_PROBLEM_
The entries below are to be transcribed in full, without their images.

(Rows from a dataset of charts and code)
★ ★ ★

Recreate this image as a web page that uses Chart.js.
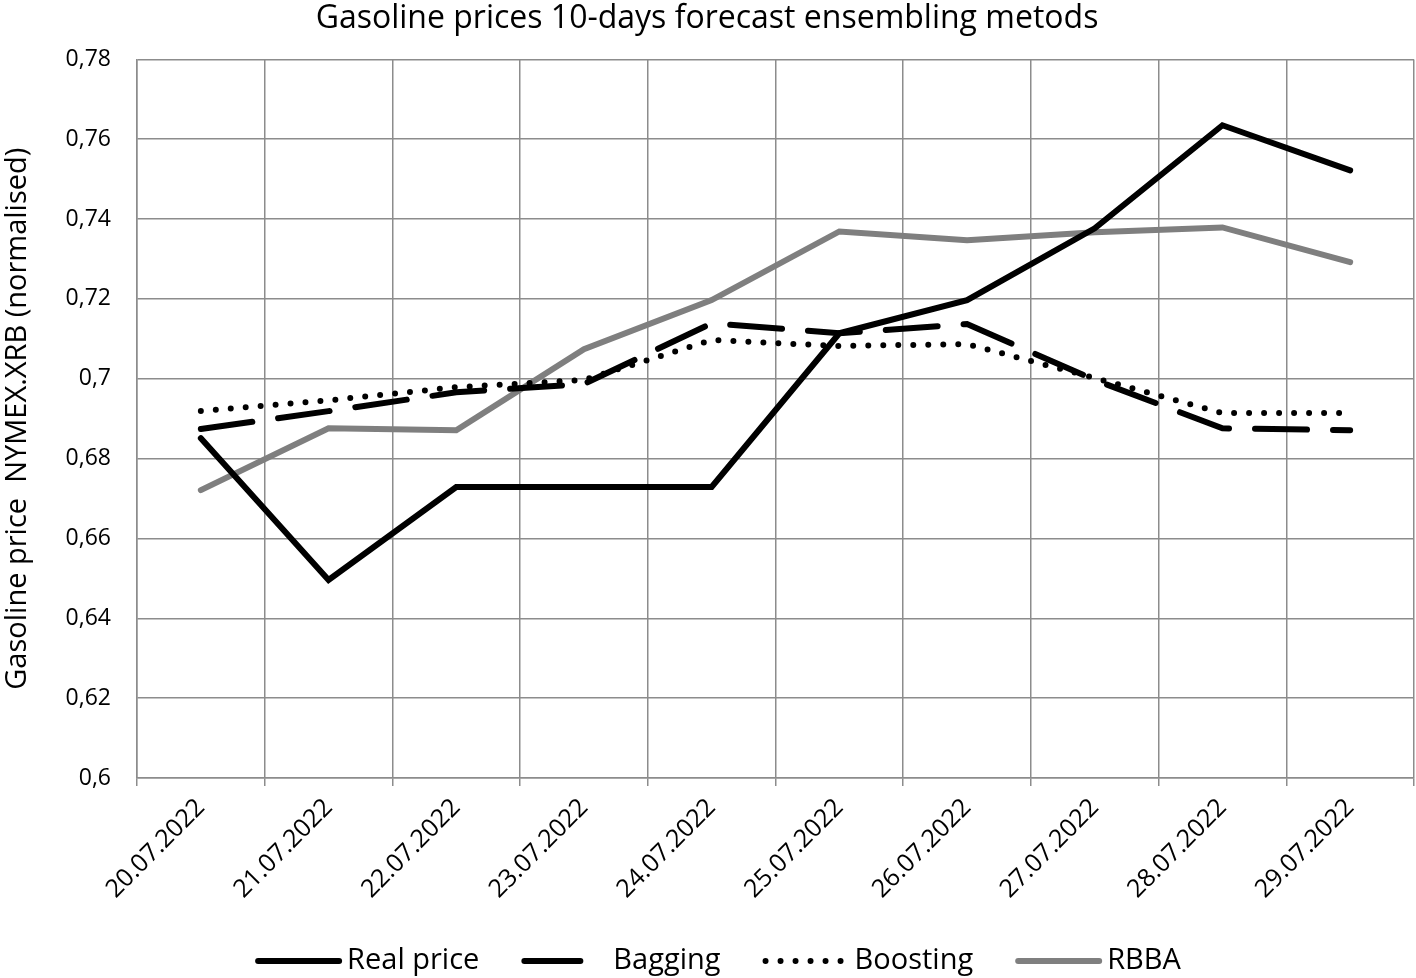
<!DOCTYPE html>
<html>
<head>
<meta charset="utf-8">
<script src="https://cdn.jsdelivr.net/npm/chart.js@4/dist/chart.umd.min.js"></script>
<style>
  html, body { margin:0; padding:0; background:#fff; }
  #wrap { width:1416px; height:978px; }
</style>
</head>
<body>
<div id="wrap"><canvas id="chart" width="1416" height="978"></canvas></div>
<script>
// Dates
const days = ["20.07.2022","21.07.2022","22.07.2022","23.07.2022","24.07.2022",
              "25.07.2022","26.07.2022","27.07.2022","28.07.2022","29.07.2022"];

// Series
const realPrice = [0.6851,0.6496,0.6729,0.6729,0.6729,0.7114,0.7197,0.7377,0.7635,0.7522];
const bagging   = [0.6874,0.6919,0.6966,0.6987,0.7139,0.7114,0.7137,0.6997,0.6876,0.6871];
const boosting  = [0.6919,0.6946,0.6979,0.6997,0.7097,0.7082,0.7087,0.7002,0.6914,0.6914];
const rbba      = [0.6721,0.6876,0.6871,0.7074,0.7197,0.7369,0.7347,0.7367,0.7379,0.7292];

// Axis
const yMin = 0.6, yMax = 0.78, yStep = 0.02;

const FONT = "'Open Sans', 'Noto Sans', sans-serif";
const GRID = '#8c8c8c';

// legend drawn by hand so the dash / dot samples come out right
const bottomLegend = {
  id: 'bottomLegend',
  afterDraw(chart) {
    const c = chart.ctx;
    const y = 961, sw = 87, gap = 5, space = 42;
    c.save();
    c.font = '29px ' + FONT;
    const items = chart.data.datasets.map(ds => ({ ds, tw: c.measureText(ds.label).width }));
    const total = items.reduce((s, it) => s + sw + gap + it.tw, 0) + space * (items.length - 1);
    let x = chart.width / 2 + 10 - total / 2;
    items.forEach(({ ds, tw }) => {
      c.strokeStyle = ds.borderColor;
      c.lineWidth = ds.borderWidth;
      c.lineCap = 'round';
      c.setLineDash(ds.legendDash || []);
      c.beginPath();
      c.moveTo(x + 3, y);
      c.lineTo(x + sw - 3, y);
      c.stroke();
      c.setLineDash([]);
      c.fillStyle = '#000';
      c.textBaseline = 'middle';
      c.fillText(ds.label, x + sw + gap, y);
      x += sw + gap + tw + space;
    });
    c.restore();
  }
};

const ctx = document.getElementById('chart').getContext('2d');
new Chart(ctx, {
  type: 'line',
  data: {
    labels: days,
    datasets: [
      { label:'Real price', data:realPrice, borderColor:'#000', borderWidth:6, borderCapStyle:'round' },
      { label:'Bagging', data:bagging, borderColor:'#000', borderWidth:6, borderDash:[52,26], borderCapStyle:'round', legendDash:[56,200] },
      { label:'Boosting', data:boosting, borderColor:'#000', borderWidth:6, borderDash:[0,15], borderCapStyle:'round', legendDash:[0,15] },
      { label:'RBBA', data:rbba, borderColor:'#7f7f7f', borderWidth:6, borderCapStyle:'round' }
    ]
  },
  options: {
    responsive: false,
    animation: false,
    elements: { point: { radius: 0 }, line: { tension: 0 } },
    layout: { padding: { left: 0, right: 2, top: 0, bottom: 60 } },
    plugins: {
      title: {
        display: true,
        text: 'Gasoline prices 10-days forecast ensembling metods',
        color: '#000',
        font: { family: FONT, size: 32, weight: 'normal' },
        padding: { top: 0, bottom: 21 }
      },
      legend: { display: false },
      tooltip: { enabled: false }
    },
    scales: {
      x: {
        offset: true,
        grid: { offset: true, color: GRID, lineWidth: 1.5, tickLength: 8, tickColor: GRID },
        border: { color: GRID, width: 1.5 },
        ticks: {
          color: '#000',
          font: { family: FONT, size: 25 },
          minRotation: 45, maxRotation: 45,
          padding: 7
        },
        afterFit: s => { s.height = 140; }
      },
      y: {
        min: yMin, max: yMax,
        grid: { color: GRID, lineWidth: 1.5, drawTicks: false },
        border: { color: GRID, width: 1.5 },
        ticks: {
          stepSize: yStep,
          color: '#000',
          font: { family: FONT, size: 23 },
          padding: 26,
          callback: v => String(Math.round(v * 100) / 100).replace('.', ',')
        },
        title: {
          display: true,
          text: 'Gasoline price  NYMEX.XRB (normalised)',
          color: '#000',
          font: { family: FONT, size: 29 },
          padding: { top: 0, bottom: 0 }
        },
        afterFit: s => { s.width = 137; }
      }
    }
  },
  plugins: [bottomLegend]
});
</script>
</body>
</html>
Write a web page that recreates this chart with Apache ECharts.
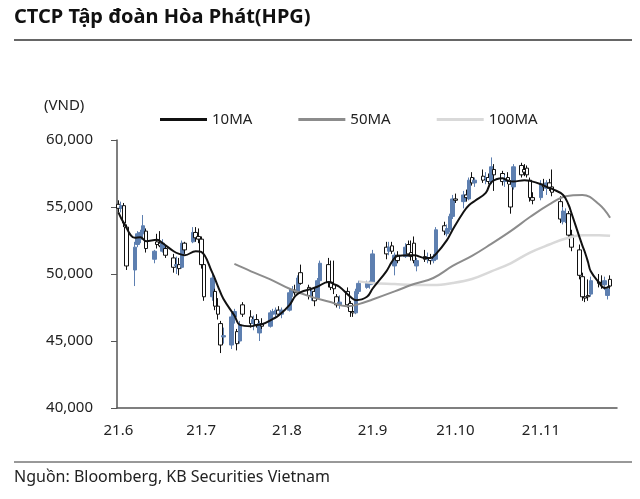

★ ★ ★

_OUTPUT OF THE EXERCISE_
Recreate this image as a web page that uses Chart.js.
<!DOCTYPE html>
<html>
<head>
<meta charset="utf-8">
<script src="https://cdn.jsdelivr.net/npm/chart.js@4/dist/chart.umd.min.js"></script>
<style>
  html, body { margin:0; padding:0; background:#fff; }
  #wrap { width:1416px; height:978px; }
</style>
</head>
<body>
<div id="wrap"><canvas id="chart" width="1416" height="978"></canvas></div>
<script>
// Dates
const days = ["20.07.2022","21.07.2022","22.07.2022","23.07.2022","24.07.2022",
              "25.07.2022","26.07.2022","27.07.2022","28.07.2022","29.07.2022"];

// Series
const realPrice = [0.6851,0.6496,0.6729,0.6729,0.6729,0.7114,0.7197,0.7377,0.7635,0.7522];
const bagging   = [0.6874,0.6919,0.6966,0.6987,0.7139,0.7114,0.7137,0.6997,0.6876,0.6871];
const boosting  = [0.6919,0.6946,0.6979,0.6997,0.7097,0.7082,0.7087,0.7002,0.6914,0.6914];
const rbba      = [0.6721,0.6876,0.6871,0.7074,0.7197,0.7369,0.7347,0.7367,0.7379,0.7292];

// Axis
const yMin = 0.6, yMax = 0.78, yStep = 0.02;

const FONT = "'Open Sans', 'Noto Sans', sans-serif";
const GRID = '#8c8c8c';

// legend drawn by hand so the dash / dot samples come out right
const bottomLegend = {
  id: 'bottomLegend',
  afterDraw(chart) {
    const c = chart.ctx;
    const y = 961, sw = 87, gap = 5, space = 42;
    c.save();
    c.font = '29px ' + FONT;
    const items = chart.data.datasets.map(ds => ({ ds, tw: c.measureText(ds.label).width }));
    const total = items.reduce((s, it) => s + sw + gap + it.tw, 0) + space * (items.length - 1);
    let x = chart.width / 2 + 10 - total / 2;
    items.forEach(({ ds, tw }) => {
      c.strokeStyle = ds.borderColor;
      c.lineWidth = ds.borderWidth;
      c.lineCap = 'round';
      c.setLineDash(ds.legendDash || []);
      c.beginPath();
      c.moveTo(x + 3, y);
      c.lineTo(x + sw - 3, y);
      c.stroke();
      c.setLineDash([]);
      c.fillStyle = '#000';
      c.textBaseline = 'middle';
      c.fillText(ds.label, x + sw + gap, y);
      x += sw + gap + tw + space;
    });
    c.restore();
  }
};

const ctx = document.getElementById('chart').getContext('2d');
new Chart(ctx, {
  type: 'line',
  data: {
    labels: days,
    datasets: [
      { label:'Real price', data:realPrice, borderColor:'#000', borderWidth:6, borderCapStyle:'round' },
      { label:'Bagging', data:bagging, borderColor:'#000', borderWidth:6, borderDash:[52,26], borderCapStyle:'round', legendDash:[56,200] },
      { label:'Boosting', data:boosting, borderColor:'#000', borderWidth:6, borderDash:[0,15], borderCapStyle:'round', legendDash:[0,15] },
      { label:'RBBA', data:rbba, borderColor:'#7f7f7f', borderWidth:6, borderCapStyle:'round' }
    ]
  },
  options: {
    responsive: false,
    animation: false,
    elements: { point: { radius: 0 }, line: { tension: 0 } },
    layout: { padding: { left: 0, right: 2, top: 0, bottom: 60 } },
    plugins: {
      title: {
        display: true,
        text: 'Gasoline prices 10-days forecast ensembling metods',
        color: '#000',
        font: { family: FONT, size: 32, weight: 'normal' },
        padding: { top: 0, bottom: 21 }
      },
      legend: { display: false },
      tooltip: { enabled: false }
    },
    scales: {
      x: {
        offset: true,
        grid: { offset: true, color: GRID, lineWidth: 1.5, tickLength: 8, tickColor: GRID },
        border: { color: GRID, width: 1.5 },
        ticks: {
          color: '#000',
          font: { family: FONT, size: 25 },
          minRotation: 45, maxRotation: 45,
          padding: 7
        },
        afterFit: s => { s.height = 140; }
      },
      y: {
        min: yMin, max: yMax,
        grid: { color: GRID, lineWidth: 1.5, drawTicks: false },
        border: { color: GRID, width: 1.5 },
        ticks: {
          stepSize: yStep,
          color: '#000',
          font: { family: FONT, size: 23 },
          padding: 26,
          callback: v => String(Math.round(v * 100) / 100).replace('.', ',')
        },
        title: {
          display: true,
          text: 'Gasoline price  NYMEX.XRB (normalised)',
          color: '#000',
          font: { family: FONT, size: 29 },
          padding: { top: 0, bottom: 0 }
        },
        afterFit: s => { s.width = 137; }
      }
    }
  },
  plugins: [bottomLegend]
});
</script>
</body>
</html>
Write a web page that recreates this chart with Apache ECharts.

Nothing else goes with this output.